Summary
Matthieu Ricard, the molecular biologist turned Buddhist monk who participated in the early neuroimaging studies of advanced contemplative practitioners, spent five years writing this book. Altruism is unusual in its scale: nearly nine hundred pages spanning evolutionary biology, behavioral economics, contemplative philosophy, neuroscience, environmental ethics, and the practical question of how individuals and societies can become more compassionate.
The book is most useful as a reference. The reader who needs the strongest available evidence on a particular question, whether about empathy in primates, prosocial behavior in children, or the economics of altruism, can almost always find it here, sourced and contextualized.
How This Book Cultivates Compassion
How does this book help you understand compassion?
It is the field's encyclopedic resource. No other single book gathers this much evidence on compassion across this many disciplines, and Ricard's curatorial judgment is exceptional.

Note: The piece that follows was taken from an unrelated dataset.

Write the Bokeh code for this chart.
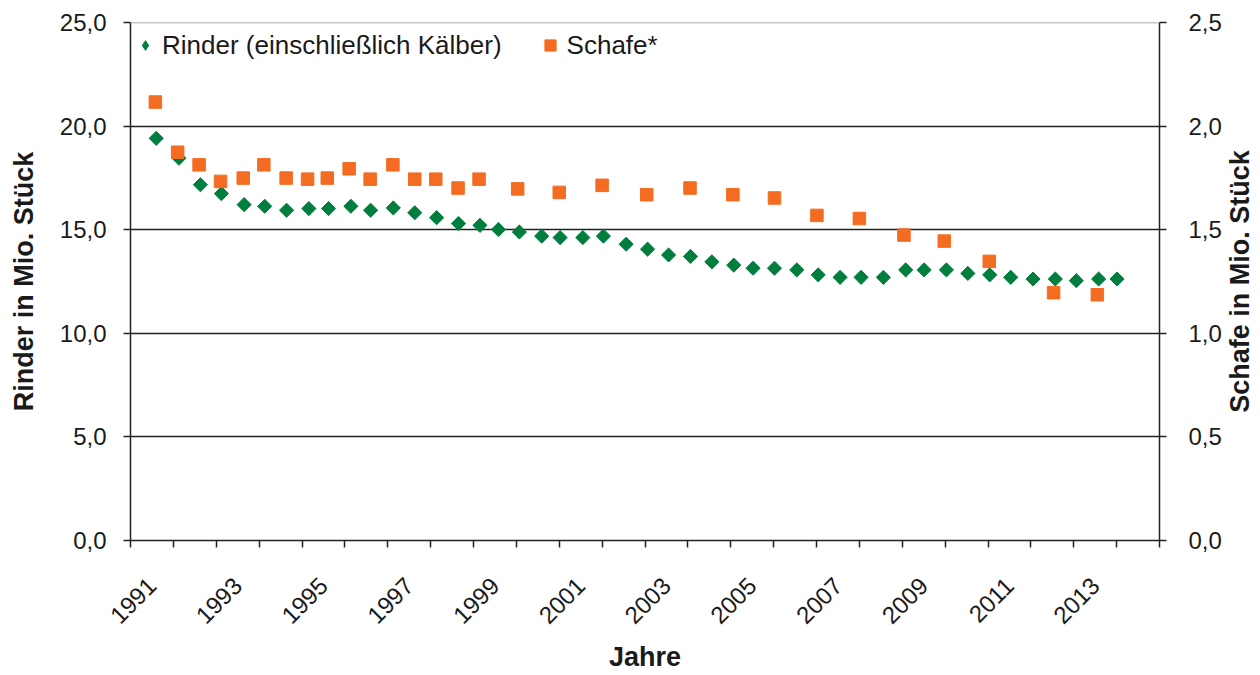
import math
from bokeh.plotting import figure
from bokeh.layouts import row
from bokeh.core.properties import value
from bokeh.models import (Range1d, LinearAxis, FixedTicker, CustomJSTickFormatter,
                          Legend, LegendItem, Span)
from bokeh.embed import file_html
from bokeh.resources import INLINE

# ---- data ----
label_years = list(range(1991, 2014, 2))

rinder_x = [1991.60, 1992.13, 1992.63, 1993.12, 1993.65, 1994.13, 1994.64, 1995.16, 1995.62, 1996.14,
            1996.60, 1997.13, 1997.63, 1998.14, 1998.65, 1999.15, 1999.58, 2000.07, 2000.59, 2001.02,
            2001.55, 2002.03, 2002.56, 2003.06, 2003.55, 2004.06, 2004.56, 2005.07, 2005.52, 2006.02,
            2006.54, 2007.04, 2007.55, 2008.04, 2008.56, 2009.08, 2009.51, 2010.03, 2010.53, 2011.04,
            2011.53, 2012.05, 2012.57, 2013.06, 2013.58, 2014.01]
rinder_y = [19.41, 18.45, 17.17, 16.74, 16.21, 16.13, 15.94, 16.02, 16.02, 16.13,
            15.94, 16.05, 15.82, 15.58, 15.30, 15.21, 15.01, 14.89, 14.69, 14.62,
            14.62, 14.69, 14.30, 14.06, 13.78, 13.71, 13.45, 13.29, 13.14, 13.14,
            13.06, 12.82, 12.70, 12.70, 12.70, 13.06, 13.06, 13.06, 12.89, 12.82,
            12.70, 12.62, 12.62, 12.54, 12.62, 12.62]

schafe_x = [1991.58, 1992.10, 1992.60, 1993.10, 1993.63, 1994.11, 1994.63, 1995.13, 1995.59, 1996.10,
            1996.59, 1997.12, 1997.63, 1998.12, 1998.64, 1999.13, 2000.03, 2001.00, 2002.00, 2003.04,
            2004.05, 2005.05, 2006.02, 2007.01, 2008.00, 2009.04, 2009.98, 2011.03, 2012.53, 2013.55]
schafe_y = [2.116, 1.874, 1.813, 1.733, 1.749, 1.813, 1.749, 1.744, 1.749, 1.794,
            1.744, 1.813, 1.744, 1.744, 1.701, 1.744, 1.697, 1.680, 1.714, 1.669,
            1.701, 1.669, 1.653, 1.569, 1.554, 1.474, 1.445, 1.347, 1.196, 1.186]

GREEN = "#007E3E"
ORANGE = "#F36C21"
FONT = "Liberation Sans"
TXT = "#1a1a1a"

p = figure(width=1224, height=675, output_backend="svg", toolbar_location=None,
           x_range=Range1d(1991, 2015), y_range=Range1d(0, 25),
           min_border_left=130, min_border_right=64, min_border_top=22, min_border_bottom=135)
p.extra_y_ranges = {"schafe": Range1d(0, 2.5)}
p.outline_line_color = None
p.background_fill_color = "white"

fmt = CustomJSTickFormatter(code="return tick.toFixed(1).replace('.', ',')")

# left axis
yax = p.yaxis[0]
yax.ticker = FixedTicker(ticks=[0, 5, 10, 15, 20, 25])
yax.formatter = fmt
yax.axis_label = "Rinder in Mio. Stück"

# right axis
rax = LinearAxis(y_range_name="schafe", ticker=FixedTicker(ticks=[0, 0.5, 1.0, 1.5, 2.0, 2.5]),
                 formatter=fmt)
p.add_layout(rax, "right")

for ax in [yax, rax]:
    ax.major_tick_out = 7
    ax.major_tick_in = 0
    ax.minor_tick_out = 0
    ax.minor_tick_in = 0
    ax.axis_line_color = "#222222"
    ax.axis_line_width = 1.5
    ax.major_tick_line_color = "#222222"
    ax.major_tick_line_width = 1.5
    ax.major_label_text_font = FONT
    ax.major_label_text_font_size = "24px"
    ax.major_label_text_color = TXT
yax.major_label_standoff = 17
rax.major_label_standoff = 22

yax.axis_label_text_font = FONT
yax.axis_label_text_font_size = "27px"
yax.axis_label_text_font_style = "bold"
yax.axis_label_text_color = TXT
yax.axis_label_standoff = 18

# x axis
xax = p.xaxis[0]
xax.ticker = FixedTicker(ticks=[y + 0.5 for y in label_years],
                         minor_ticks=list(range(1991, 2016)))
xax.major_label_overrides = {y + 0.5: str(y) for y in label_years}
xax.major_tick_out = 0
xax.major_tick_in = 0
xax.minor_tick_out = 7
xax.minor_tick_in = 0
xax.minor_tick_line_color = "#222222"
xax.minor_tick_line_width = 1.5
xax.axis_line_color = "#222222"
xax.axis_line_width = 1.5
xax.major_label_orientation = math.pi / 4
xax.major_label_text_font = FONT
xax.major_label_text_font_size = "24px"
xax.major_label_text_color = TXT
xax.major_label_standoff = 34
xax.axis_label = "Jahre"
xax.axis_label_text_font = FONT
xax.axis_label_text_font_size = "27px"
xax.axis_label_text_font_style = "bold"
xax.axis_label_text_color = TXT
xax.axis_label_standoff = 8

# grid
p.xgrid.visible = False
p.ygrid.ticker = FixedTicker(ticks=[5, 10, 15, 20])
p.ygrid.grid_line_color = "#222222"
p.ygrid.grid_line_width = 1.5
p.add_layout(Span(location=25, dimension="width", line_color="#8c8c8c", line_width=1.5))

# data
r1 = p.scatter(rinder_x, rinder_y, marker="square", angle=math.pi / 4, size=10,
               fill_color=GREEN, line_color=GREEN)
r2 = p.scatter(schafe_x, schafe_y, y_range_name="schafe", marker="square", size=12.5,
               fill_color=ORANGE, line_color=ORANGE)
# legend-only glyph for the diamond symbol (zero size on the plot itself)
r1_leg = p.scatter(rinder_x, rinder_y, marker="diamond", size=0,
                   fill_color=GREEN, line_color=GREEN, line_width=0)

legend = Legend(items=[LegendItem(label="Rinder (einschließlich Kälber)", renderers=[r1_leg]),
                       LegendItem(label="Schafe*", renderers=[r2])],
                orientation="horizontal", location="top_left")
legend.background_fill_alpha = 0
legend.border_line_alpha = 0
legend.label_text_font = FONT
legend.label_text_font_size = "26px"
legend.label_text_color = TXT
legend.glyph_width = 28
legend.glyph_height = 44
legend.spacing = 34
legend.padding = 1
legend.margin = 0
legend.label_standoff = 3
p.add_layout(legend)

# narrow strip on the right carrying the right-axis title (reads bottom-to-top)
p2 = figure(width=36, height=675, output_backend="svg", toolbar_location=None,
            x_range=Range1d(0, 1), y_range=Range1d(0, 25),
            x_axis_location=None, y_axis_location=None,
            min_border_left=0, min_border_right=0, min_border_top=22, min_border_bottom=135)
p2.outline_line_color = None
p2.xgrid.visible = False
p2.ygrid.visible = False
p2.text(x=[0.42], y=[12.5], text=["Schafe in Mio. Stück"], angle=math.pi / 2,
        text_align="center", text_baseline="middle", text_font=value(FONT),
        text_font_size=value("27px"), text_font_style="bold", text_color=TXT)

layout = row(p, p2, spacing=0)

open("out.html", "w").write(file_html(layout, INLINE))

How does this book help you cultivate compassion in your life?
The closing sections on personal practice are pragmatic and well-judged, drawing on Ricard's decades as both a contemplative practitioner and a research collaborator with cognitive neuroscientists.
How does this book help you mitigate Occupational Distress Syndrome?
Ricard's contribution is encyclopedic rather than therapeutic. The relevant sections, principally the chapters on empathic distress and on the science of compassion training, document the conceptual ground that the ODS framework rests on but do not pitch their argument at the level of intervention. The book belongs on the shelf as reference, not as protocol.
Where to Place It on Your Shelf
It is one of the texts on which much of the contemporary compassion conversation rests. Its place on the foundational shelf is permanent.